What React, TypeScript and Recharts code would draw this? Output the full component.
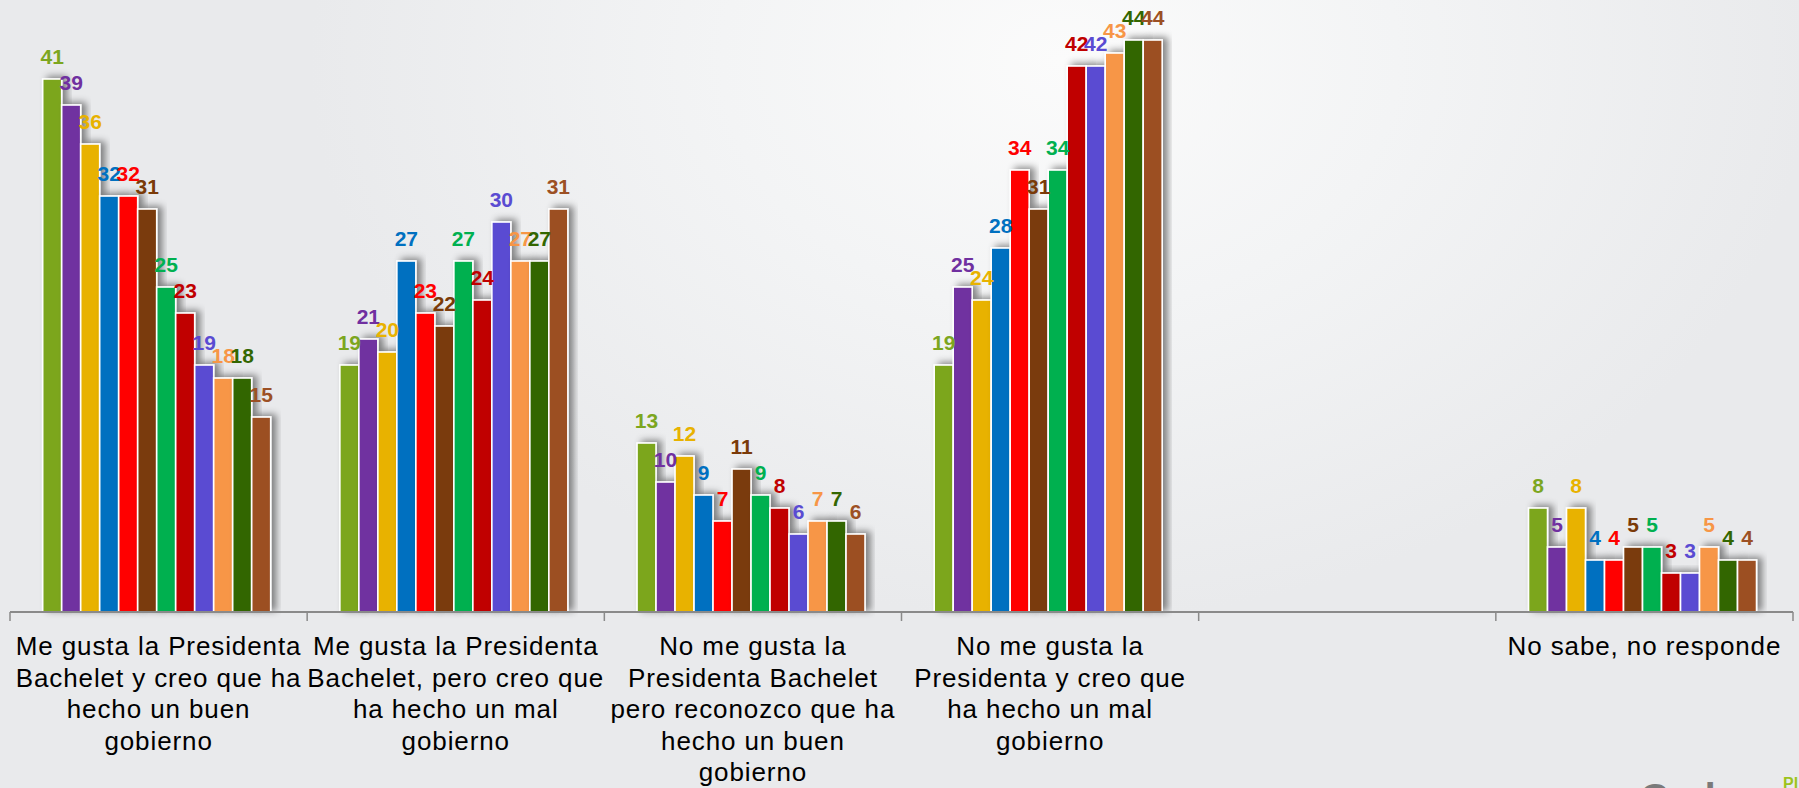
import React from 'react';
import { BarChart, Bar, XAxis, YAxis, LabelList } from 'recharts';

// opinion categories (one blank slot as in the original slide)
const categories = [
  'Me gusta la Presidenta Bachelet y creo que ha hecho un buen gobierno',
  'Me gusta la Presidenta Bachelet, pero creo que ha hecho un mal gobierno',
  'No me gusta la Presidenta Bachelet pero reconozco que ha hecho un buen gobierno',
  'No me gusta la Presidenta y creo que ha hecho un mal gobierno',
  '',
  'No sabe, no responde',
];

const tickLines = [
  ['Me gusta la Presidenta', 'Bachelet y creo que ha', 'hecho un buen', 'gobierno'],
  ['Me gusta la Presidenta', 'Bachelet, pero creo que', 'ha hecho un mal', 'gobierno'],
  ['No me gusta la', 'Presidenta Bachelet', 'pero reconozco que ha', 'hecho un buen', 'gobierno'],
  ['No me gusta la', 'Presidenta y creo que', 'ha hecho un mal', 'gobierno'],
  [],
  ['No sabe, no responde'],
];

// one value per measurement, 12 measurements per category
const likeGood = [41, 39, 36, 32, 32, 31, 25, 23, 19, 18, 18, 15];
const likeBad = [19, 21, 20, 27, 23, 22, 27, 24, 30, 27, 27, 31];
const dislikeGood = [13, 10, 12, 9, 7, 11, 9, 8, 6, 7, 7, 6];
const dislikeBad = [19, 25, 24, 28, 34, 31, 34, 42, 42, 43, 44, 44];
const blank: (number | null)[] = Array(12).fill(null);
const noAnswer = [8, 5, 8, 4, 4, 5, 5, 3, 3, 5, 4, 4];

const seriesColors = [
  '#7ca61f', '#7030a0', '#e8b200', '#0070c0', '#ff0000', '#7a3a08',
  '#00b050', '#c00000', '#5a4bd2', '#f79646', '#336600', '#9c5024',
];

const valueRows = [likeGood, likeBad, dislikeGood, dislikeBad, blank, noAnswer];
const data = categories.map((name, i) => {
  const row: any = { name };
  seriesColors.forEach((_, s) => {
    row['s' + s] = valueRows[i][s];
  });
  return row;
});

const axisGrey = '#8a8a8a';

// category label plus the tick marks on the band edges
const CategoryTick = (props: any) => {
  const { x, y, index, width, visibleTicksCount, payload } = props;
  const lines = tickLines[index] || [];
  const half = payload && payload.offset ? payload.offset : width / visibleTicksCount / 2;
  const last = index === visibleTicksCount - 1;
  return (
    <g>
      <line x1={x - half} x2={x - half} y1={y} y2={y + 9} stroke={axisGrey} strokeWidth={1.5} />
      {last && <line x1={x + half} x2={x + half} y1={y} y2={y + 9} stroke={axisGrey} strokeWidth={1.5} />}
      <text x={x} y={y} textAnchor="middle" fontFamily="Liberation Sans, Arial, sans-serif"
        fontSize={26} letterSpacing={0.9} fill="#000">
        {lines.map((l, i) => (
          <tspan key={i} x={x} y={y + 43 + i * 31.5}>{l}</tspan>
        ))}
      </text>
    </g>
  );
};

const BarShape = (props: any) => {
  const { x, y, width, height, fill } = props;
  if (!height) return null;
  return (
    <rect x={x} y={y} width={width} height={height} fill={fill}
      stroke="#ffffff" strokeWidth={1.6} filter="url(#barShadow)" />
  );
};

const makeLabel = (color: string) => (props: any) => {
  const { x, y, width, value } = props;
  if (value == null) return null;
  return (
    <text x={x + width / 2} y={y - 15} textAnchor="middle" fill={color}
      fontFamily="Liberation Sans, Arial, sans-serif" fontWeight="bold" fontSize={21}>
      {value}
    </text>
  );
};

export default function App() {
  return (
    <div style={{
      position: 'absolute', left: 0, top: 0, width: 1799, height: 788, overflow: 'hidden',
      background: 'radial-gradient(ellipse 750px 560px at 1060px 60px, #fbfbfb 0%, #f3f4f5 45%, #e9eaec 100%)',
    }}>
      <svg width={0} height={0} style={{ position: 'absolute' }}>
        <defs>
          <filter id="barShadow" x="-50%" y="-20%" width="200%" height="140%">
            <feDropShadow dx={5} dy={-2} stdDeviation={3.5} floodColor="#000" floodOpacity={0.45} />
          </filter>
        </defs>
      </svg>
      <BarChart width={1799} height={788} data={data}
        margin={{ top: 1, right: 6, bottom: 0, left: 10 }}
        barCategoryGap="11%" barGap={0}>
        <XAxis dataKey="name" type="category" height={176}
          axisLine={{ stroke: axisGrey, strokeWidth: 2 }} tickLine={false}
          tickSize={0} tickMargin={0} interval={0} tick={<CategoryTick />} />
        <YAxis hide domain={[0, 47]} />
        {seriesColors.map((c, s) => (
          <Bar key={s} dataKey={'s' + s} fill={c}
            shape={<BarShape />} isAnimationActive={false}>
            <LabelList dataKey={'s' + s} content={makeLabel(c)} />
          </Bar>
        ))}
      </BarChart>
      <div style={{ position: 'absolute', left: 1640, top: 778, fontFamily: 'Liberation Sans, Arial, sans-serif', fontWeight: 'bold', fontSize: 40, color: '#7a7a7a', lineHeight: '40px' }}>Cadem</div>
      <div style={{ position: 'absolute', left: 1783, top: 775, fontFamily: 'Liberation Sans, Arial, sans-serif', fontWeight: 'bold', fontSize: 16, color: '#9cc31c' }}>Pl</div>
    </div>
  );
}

:::

Brief:
Pictures stay out. Print the data exactly, from its first line through the line containing "const axisGrey = '#8a8a8a';".

Solution to this task:
What React, TypeScript and Recharts code would draw this? Output the full component.
import React from 'react';
import { BarChart, Bar, XAxis, YAxis, LabelList } from 'recharts';

// opinion categories (one blank slot as in the original slide)
const categories = [
  'Me gusta la Presidenta Bachelet y creo que ha hecho un buen gobierno',
  'Me gusta la Presidenta Bachelet, pero creo que ha hecho un mal gobierno',
  'No me gusta la Presidenta Bachelet pero reconozco que ha hecho un buen gobierno',
  'No me gusta la Presidenta y creo que ha hecho un mal gobierno',
  '',
  'No sabe, no responde',
];

const tickLines = [
  ['Me gusta la Presidenta', 'Bachelet y creo que ha', 'hecho un buen', 'gobierno'],
  ['Me gusta la Presidenta', 'Bachelet, pero creo que', 'ha hecho un mal', 'gobierno'],
  ['No me gusta la', 'Presidenta Bachelet', 'pero reconozco que ha', 'hecho un buen', 'gobierno'],
  ['No me gusta la', 'Presidenta y creo que', 'ha hecho un mal', 'gobierno'],
  [],
  ['No sabe, no responde'],
];

// one value per measurement, 12 measurements per category
const likeGood = [41, 39, 36, 32, 32, 31, 25, 23, 19, 18, 18, 15];
const likeBad = [19, 21, 20, 27, 23, 22, 27, 24, 30, 27, 27, 31];
const dislikeGood = [13, 10, 12, 9, 7, 11, 9, 8, 6, 7, 7, 6];
const dislikeBad = [19, 25, 24, 28, 34, 31, 34, 42, 42, 43, 44, 44];
const blank: (number | null)[] = Array(12).fill(null);
const noAnswer = [8, 5, 8, 4, 4, 5, 5, 3, 3, 5, 4, 4];

const seriesColors = [
  '#7ca61f', '#7030a0', '#e8b200', '#0070c0', '#ff0000', '#7a3a08',
  '#00b050', '#c00000', '#5a4bd2', '#f79646', '#336600', '#9c5024',
];

const valueRows = [likeGood, likeBad, dislikeGood, dislikeBad, blank, noAnswer];
const data = categories.map((name, i) => {
  const row: any = { name };
  seriesColors.forEach((_, s) => {
    row['s' + s] = valueRows[i][s];
  });
  return row;
});

const axisGrey = '#8a8a8a';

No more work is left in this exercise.